Railroad Forums 

  • Shipping cigarettes by rail

  • General discussion about railroad operations, related facilities, maps, and other resources.
General discussion about railroad operations, related facilities, maps, and other resources.

Moderator: Robert Paniagua

 #733888  by Tracer
 
I remember seeing a flat car (it may have been a spine car) with bundles that were about 4x4x4 that said malboro on them at White River Junction Vt. a few years ago. This the only time i've seen this type of cargo on a flat car and i was wondering is this a common way they ship cigarettes?
 #733921  by Gadfly
 
Triker wrote:I remember seeing a flat car (it may have been a spine car) with bundles that were about 4x4x4 that said malboro on them at White River Junction Vt. a few years ago. This the only time i've seen this type of cargo on a flat car and i was wondering is this a common way they ship cigarettes?
Yikes! The special agents better be riding THAT! :wink:

GF
 #733922  by Cowford
 
Cigarettes are extremely theft-prone due to their value and ease of black market distribution. They'd NEVER move in individual pallets on flats. To be honest, I'm not sure if smokes even move via intermodal... but I can almost guarantee that Philip Morris ain't advertising on shipping containers as to what's inside.
 #734171  by QB 52.32
 
IIRC, there used to be moves in boxcars and intermodal but with deregulation I think a lot of that business was let go for loss (theft), damage (IIRC there was a lot of problems with moisture damage claims), and, in some markets, the nature of the short haul and how revenues were divided between carriers (like the furniture business also coming out of the mid-southern-Atlantic states). Cigarettes probably do move via intermodal for export or domestic markets, but, IIRC, were not an accepted item moving on Freight-All-Kinds rates in rate circulars...due to the loss & damage issues....but, perhaps covered under contract reducing/eliminating carrier liability, or with special rates if the rail carrier(s) is liable.
 #734181  by CarterB
 
What you likely saw were pallets of KDF Marlboro cartons coming from a paper company.
 #734388  by Tracer
 
CarterB wrote:What you likely saw were pallets of KDF Marlboro cartons coming from a paper company.
Yeah that was probably what i saw. They kinda looked like bundled sheetrock.
Last edited by Tracer on Fri Nov 13, 2009 7:10 pm, edited 1 time in total.
 #735065  by 2nd trick op
 
Back in the late summer of 1974, I was working in the Central Dispatch office of Spring City, PA-based Jones Motor. We didn't have the operating authority to serve the Philip Morris plant at Richmond, but a couple of R J Reynolds facilities in North Carolina were good customers. The product invariably had to be shipped to bonded warehouses where the tax stamps for the state in question could be applied.
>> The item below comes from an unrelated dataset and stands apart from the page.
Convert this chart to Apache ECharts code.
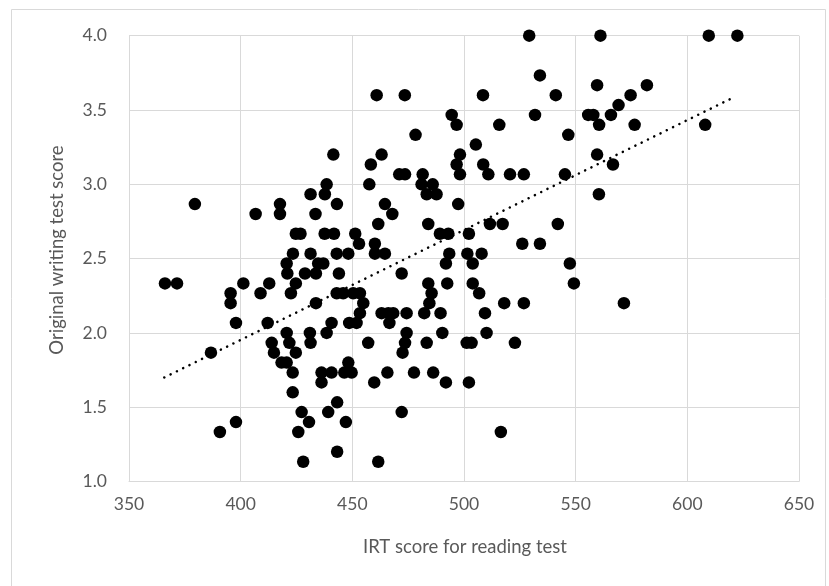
<!DOCTYPE html>
<html>
<head>
<meta charset="utf-8">
<script src="https://cdn.jsdelivr.net/npm/echarts@6/dist/echarts.min.js"></script>
<style>
html,body{margin:0;padding:0;background:#fff;}
#chart{width:829px;height:586px;}
</style>
</head>
<body>
<div id="chart"></div>
<script>
// IRT score for reading test (x) and original writing test score (y)
const readingScores = [
366.1,371.5,379.5,386.7,390.7,397.9,395.5,395.5,397.9,401.2,
406.7,408.9,412.8,412.1,413.9,414.9,417.6,417.6,418.3,420.6,
420.6,420.6,420.9,421.8,422.5,423.3,423.3,423.4,424.7,426.8,
424.7,424.7,425.8,427.3,428.0,428.8,430.6,431.0,431.3,431.3,
431.3,433.5,433.7,433.7,434.7,437.0,436.2,436.2,437.6,437.7,
438.5,438.5,439.2,440.7,440.7,441.5,441.8,443.1,443.0,444.0,
443.0,445.9,450.4,453.4,443.2,443.2,446.4,449.7,448.2,447.1,
448.2,448.6,451.9,451.3,453.0,454.9,453.4,457.1,458.3,457.6,
459.8,460.1,460.1,460.9,461.6,461.6,463.1,463.1,464.6,464.6,
466.1,466.6,467.9,468.3,465.7,471.0,473.6,472.1,472.1,473.5,
474.3,474.3,473.6,472.5,477.6,478.3,481.5,481.0,486.0,483.3,
487.7,482.2,483.3,484.0,484.0,485.5,484.5,486.2,489.2,493.0,
489.5,490.3,491.9,492.5,493.4,491.9,494.5,496.7,496.7,498.2,
498.2,497.4,501.5,503.9,502.2,503.9,501.2,503.4,502.2,505.3,
506.8,507.9,508.5,508.6,509.4,510.1,510.9,511.6,515.8,516.5,
517.3,518.0,520.6,522.8,526.1,526.8,526.8,529.2,531.8,534.0,
534.0,541.1,542.0,545.2,546.7,547.4,549.2,555.6,557.9,559.6,
560.5,559.6,560.4,561.1,565.8,566.7,569.2,571.6,574.6,576.4,
581.9,608.0,609.6,622.4
];
const writingScores = [
2.333,2.333,2.867,1.867,1.333,1.4,2.267,2.2,2.067,2.333,
2.8,2.267,2.333,2.067,1.933,1.867,2.867,2.8,1.8,1.8,
2.0,2.467,2.4,1.933,2.267,1.733,1.6,2.533,2.667,2.667,
2.333,1.867,1.333,1.467,1.133,2.4,1.4,2.0,1.933,2.933,
2.533,2.8,2.4,2.2,2.467,2.467,1.733,1.667,2.667,2.933,
3.0,2.0,1.467,2.067,1.733,3.2,2.667,2.867,2.533,2.4,
2.267,2.267,2.267,2.267,1.533,1.2,1.733,1.733,1.8,1.4,
2.533,2.067,2.067,2.667,2.6,2.2,2.133,1.933,3.133,3.0,
1.667,2.6,2.533,3.6,2.733,1.133,3.2,2.133,2.867,2.533,
2.133,2.067,2.8,2.133,1.733,3.067,3.067,2.4,1.467,3.6,
2.133,2.0,1.933,1.867,1.733,3.333,3.067,3.0,3.0,2.933,
2.933,2.133,1.933,2.733,2.333,2.267,2.2,1.733,2.667,2.667,
2.133,2.0,1.667,2.333,2.533,2.467,3.467,3.4,3.133,3.2,
3.067,2.867,2.533,2.467,2.667,2.333,1.933,1.933,1.667,3.267,
2.267,2.533,3.6,3.133,2.133,2.0,3.067,2.733,3.4,1.333,
2.733,2.2,3.067,1.933,2.6,3.067,2.2,4.0,3.467,3.733,
2.6,3.6,2.733,3.067,3.333,2.467,2.333,3.467,3.467,3.667,
3.4,3.2,2.933,4.0,3.467,3.133,3.533,2.2,3.6,3.4,
3.667,3.4,4.0,4.0
];
// Linear trendline end points
const trendX = [365.8, 620.7];
const trendY = [1.70, 3.585];
const xTicks = [350, 400, 450, 500, 550, 600, 650];
const yTicks = [1.0, 1.5, 2.0, 2.5, 3.0, 3.5, 4.0];
const xTitle = 'IRT score for reading test';
const yTitle = 'Original writing test score';

const points = readingScores.map((x, i) => [x, writingScores[i]]);
const trend = trendX.map((x, i) => [x, trendY[i]]);

const font = 'Lato, "Open Sans", "Liberation Sans", sans-serif';
const chart = echarts.init(document.getElementById('chart'), null, {renderer: 'canvas'});
chart.setOption({
  backgroundColor: '#ffffff',
  animation: false,
  grid: {left: 129, right: 30, top: 35.7, bottom: 104.5, containLabel: false},
  xAxis: {
    type: 'value',
    min: xTicks[0], max: xTicks[xTicks.length - 1], interval: 50,
    axisLine: {show: true, lineStyle: {color: '#d9d9d9', width: 1}},
    axisTick: {show: false},
    splitLine: {show: true, lineStyle: {color: '#d9d9d9', width: 1}},
    axisLabel: {color: '#595959', fontSize: 17.5, fontFamily: font, margin: 14}
  },
  yAxis: {
    type: 'value',
    min: yTicks[0], max: yTicks[yTicks.length - 1], interval: 0.5,
    axisLine: {show: true, lineStyle: {color: '#d9d9d9', width: 1}},
    axisTick: {show: false},
    splitLine: {show: true, lineStyle: {color: '#d9d9d9', width: 1}},
    axisLabel: {color: '#595959', fontSize: 17.5, fontFamily: font, margin: 22,
      formatter: v => v.toFixed(1)}
  },
  graphic: [
    {type: 'rect', shape: {x: 11.5, y: 9.5, width: 814, height: 600},
     style: {fill: 'none', stroke: '#d9d9d9', lineWidth: 1}, silent: true, z: -1},
    {type: 'text', x: 465, y: 547, style: {text: xTitle, fill: '#595959',
      font: '18.5px ' + font, align: 'center', verticalAlign: 'middle'}},
    {type: 'text', x: 57, y: 250, rotation: Math.PI / 2, style: {text: yTitle, fill: '#595959',
      font: '18.5px ' + font, align: 'center', verticalAlign: 'middle'}}
  ],
  series: [
    {
      type: 'scatter',
      data: points,
      symbol: 'circle',
      symbolSize: 12.5,
      itemStyle: {color: '#000000', opacity: 1},
      z: 3
    },
    {
      type: 'line',
      data: trend,
      symbol: 'none',
      lineStyle: {color: '#000000', width: 2.5, type: [0.1, 6.9], cap: 'round', opacity: 1},
      z: 4
    }
  ]
});
</script>
</body>
</html>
One Friday, a solid load of "smokes" left our Roanoke, VA terminal (after forwarding from Greensboro, NC) for our terminal at Lebanon, PA, from which it would have been relayed to its destination. Most of our drivers using I-81 made a rest stop at Stephens City, VA, and this man was no exception. Unfortunately, when he pulled up at the town's major intersection, he was met by armed men, blindfolded, and stashed in a waiting auto.

About six hours later, the driver was released unharmed on a city steet in Brooklyn and the empty trailer was loacted nearby. The release, and a subsequent phone call from the driver, came in before the guys at "Central" noticed that the load was overdue. A policy of regular call-ins and diguising the identity of high-value shipments when addressing them over the "long lines" was quickly implemented, but it was a case of locking the barn door after the horse had fled.

The perpetrators were later identified, arrested and convicted. Popular folklore is that corrupted dispatchers sometimes "finger" loads of easily-disposed-of freight, but the issue was never raised. It's more likely that the carrier and trailer number could be discerned by anyone with a view of the loading dock.

My personal view is that current rail operating practices would probably make loads like that one much harder to hijack if handled by a technology such as RoadRailer, and picked up, assembled and delivered at secure facilities.
Last edited by 2nd trick op on Fri Nov 06, 2009 9:01 pm, edited 1 time in total.
 #735155  by 10more years
 
I want to think that CSX used to ship cigarettes out of the Philip Morris plant in Richmond. Not sure if they still do or not. I remember a info packet that came out one time that listed commodities and their value. A carload of cigarettes was close to top of the list. High value, low weight.